There’s a really interesting piece on Salon by Chimamanda Ngozi Adichie (they’ve spelled her name wrong in her byline) on Chinua Achebe.  I’m calling it a “piece,” but it seems they’ve just excerpted her introduction to “The African Trilogy: Things Fall Apart, No Longer at Ease, and Arrow of God.”

I don’t know a lot about Achebe, and its was great to have Adichie provide more context to his writing, and to her own, along the way:

Still, the prejudiced representation of African characters in literature could not but have had an influence on Achebe’s development as a writer. He would, years later, write a famous essay about the portrayal of Africans in Joseph Conrad’s classic novel “Heart of Darkness,” arguing not that Conrad should not have written honestly about the racism of the time, but that Conrad failed to hold an authorial rejection of that worldview.

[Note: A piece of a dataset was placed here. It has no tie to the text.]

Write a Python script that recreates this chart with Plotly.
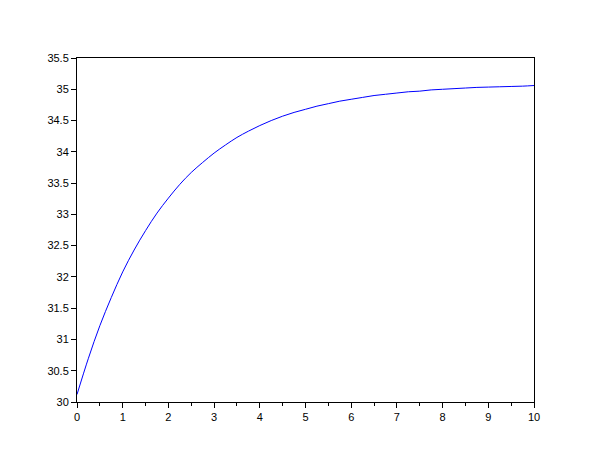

The strangeness of seeing oneself distorted in literature – and indeed of not seeing oneself at all – was part of my own childhood. I grew up in the Nigerian university town of Nsukka in the 1980s, reading a lot of British children’s books. My early writing mimicked the books I was reading: all my characters were white and all my stories were set in England. Then I read “Things Fall Apart.” It was a glorious shock of discovery, as was “Arrow of God,” which I read shortly afterwards; I did not know in a concrete way until then that people like me could exist in literature.